[Short exercise]: Which lines contain the word "this"? Return each of them as written.

• • • • •

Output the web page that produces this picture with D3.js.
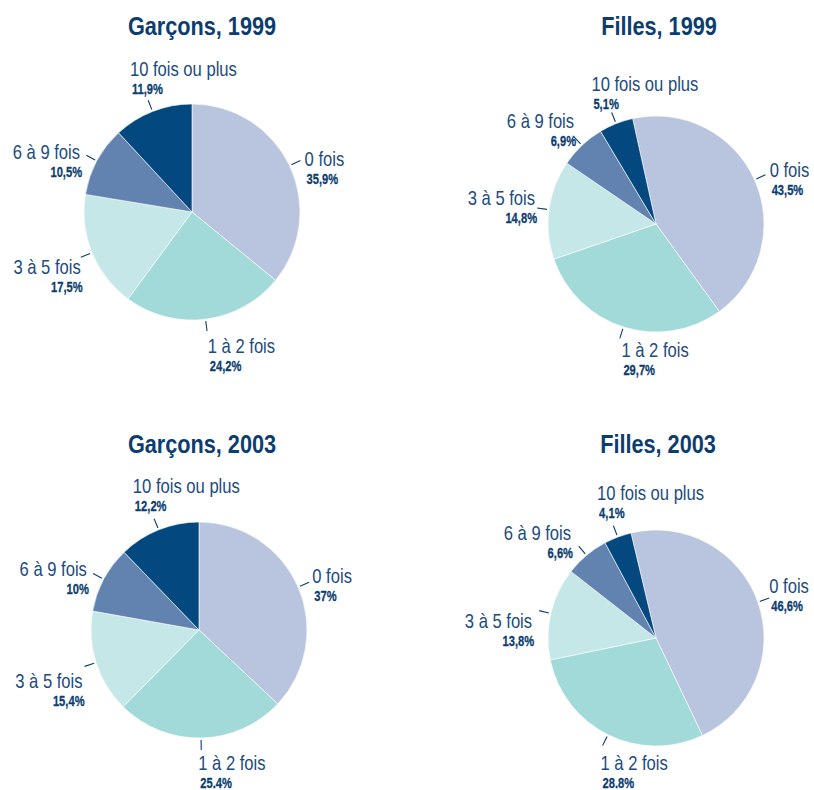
<!DOCTYPE html>
<html>
<head>
<meta charset="utf-8">
<script src="https://cdn.jsdelivr.net/npm/d3@7"></script>
<style>
  body { margin: 0; background: #fff; }
  svg text { font-family: 'Liberation Sans', Arial, sans-serif; }
</style>
</head>
<body>
<div id="vizcontainer"></div>
<script>
const categories = ['0 fois', '1 à 2 fois', '3 à 5 fois', '6 à 9 fois', '10 fois ou plus'];
const titles = ['Garçons, 1999', 'Filles, 1999', 'Garçons, 2003', 'Filles, 2003'];
const garcons1999 = [35.9, 24.2, 17.5, 10.5, 11.9];
const filles1999 = [43.5, 29.7, 14.8, 6.9, 5.1];
const garcons2003 = [37, 25.4, 15.4, 10, 12.2];
const filles2003 = [46.6, 28.8, 13.8, 6.6, 4.1];
const pctLabels = [
  ['35,9%', '24,2%', '17,5%', '10,5%', '11,9%'],
  ['43,5%', '29,7%', '14,8%', '6,9%', '5,1%'],
  ['37%', '25.4%', '15,4%', '10%', '12,2%'],
  ['46,6%', '28.8%', '13,8%', '6,6%', '4,1%']
];

const
  width = 814,
  height = 790,
  radius = 108,
  colors = ['#b9c5de', '#a2dada', '#c6e7e7', '#6283b0', '#03497f'],
  navy = '#0c3d70',
  labelColor = '#1b4b80';

// panel layout: pie centre, title centre, rotation (deg)
const panels = [
  { values: garcons1999, cx: 192, cy: 212, tx: 202, ty: 35, rot: 0 },
  { values: filles1999, cx: 656, cy: 224, tx: 659, ty: 35, rot: -12.5 },
  { values: garcons2003, cx: 199, cy: 630, tx: 202, ty: 453, rot: 0 },
  { values: filles2003, cx: 656, cy: 638, tx: 658, ty: 453, rot: -13.4 }
];

// small hand nudges [dx, dy] for the label text of each slice
const labelNudge = [
  [[1, 1], [3, 4], [0, 14], [-6, -1], [3, -1]],
  [[1, -3], [3, 0], [-2, -7], [1, -14], [1, 2]],
  [[0, -4], [-1, 2], [-2, 18], [-6, -2], [0, -3]],
  [[-3, -10], [-1, 6], [-7, 13], [-7, -12], [5, -3]]
];

const svg = d3.select('#vizcontainer')
  .append('svg')
  .attr('width', width)
  .attr('height', height);

const color = d3.scaleOrdinal()
  .domain(categories)
  .range(colors);

const arc = d3.arc().innerRadius(0).outerRadius(radius);

// condensed look: squeeze text horizontally
function narrowText(parent, str, x, y, sx) {
  return parent.append('text')
    .text(str)
    .attr('transform', `translate(${x},${y}) scale(${sx},1)`);
}

panels.forEach((p, i) => {
  const rot = p.rot * Math.PI / 180;
  const pie = d3.pie()
    .sort(null)
    .value(d => d.value)
    .startAngle(rot)
    .endAngle(rot + 2 * Math.PI);

  const data = categories.map((c, j) => ({ key: c, value: p.values[j], pct: pctLabels[i][j], nudge: labelNudge[i][j] }));
  const arcs = pie(data);

  const g = svg.append('g')
    .attr('transform', `translate(${p.cx},${p.cy})`);

  g.selectAll('path')
    .data(arcs)
    .join('path')
    .attr('d', arc)
    .attr('fill', d => color(d.data.key))
    .attr('stroke', '#ffffff')
    .attr('stroke-width', 0.6);

  // leader lines + labels
  const lbl = g.selectAll('.lbl')
    .data(arcs)
    .join('g')
    .attr('class', 'lbl');

  lbl.each(function (d) {
    const a = (d.startAngle + d.endAngle) / 2;
    const s = Math.sin(a), c = -Math.cos(a);
    const p0 = [s * (radius + 2), c * (radius + 2)];
    const p1 = [s * (radius + 12), c * (radius + 12)];
    const e = [s * (radius + 10), c * (radius + 10)];
    const el = d3.select(this);

    el.append('line')
      .attr('x1', p0[0]).attr('y1', p0[1])
      .attr('x2', p1[0]).attr('y2', p1[1])
      .attr('stroke', navy)
      .attr('stroke-width', 1.1);

    let x, y1, anchor = 'start';
    const cosA = Math.cos(a);
    if (cosA >= 0.8) {          // top
      x = e[0] - 22;
      y1 = e[1] - 25;
    } else if (cosA <= -0.8) {  // bottom
      x = e[0] - 2;
      y1 = e[1] + 20;
    } else if (s > 0) {         // right
      x = e[0] + 5;
      y1 = e[1] + 4;
    } else {                    // left
      x = e[0] - 2;
      y1 = e[1] + 4;
      anchor = 'end';
    }
    x += d.data.nudge[0];
    y1 += d.data.nudge[1];

    narrowText(el, d.data.key, x, y1, 0.83)
      .attr('text-anchor', anchor)
      .attr('font-size', '20px')
      .attr('fill', labelColor);

    narrowText(el, d.data.pct, anchor === 'end' ? x + 2 : x + 2, y1 + 18, 0.72)
      .attr('text-anchor', anchor)
      .attr('font-size', '15.5px')
      .attr('font-weight', 'bold')
      .attr('fill', navy)
      .attr('stroke', navy)
      .attr('stroke-width', 0.3);
  });

  narrowText(svg, titles[i], p.tx, p.ty, 0.85)
    .attr('text-anchor', 'middle')
    .attr('font-size', '25.5px')
    .attr('font-weight', 'bold')
    .attr('fill', navy);
});
</script>
</body>
</html>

• • • • •

[Exercise answer]:
Output the web page that produces this picture with D3.js.
    const el = d3.select(this);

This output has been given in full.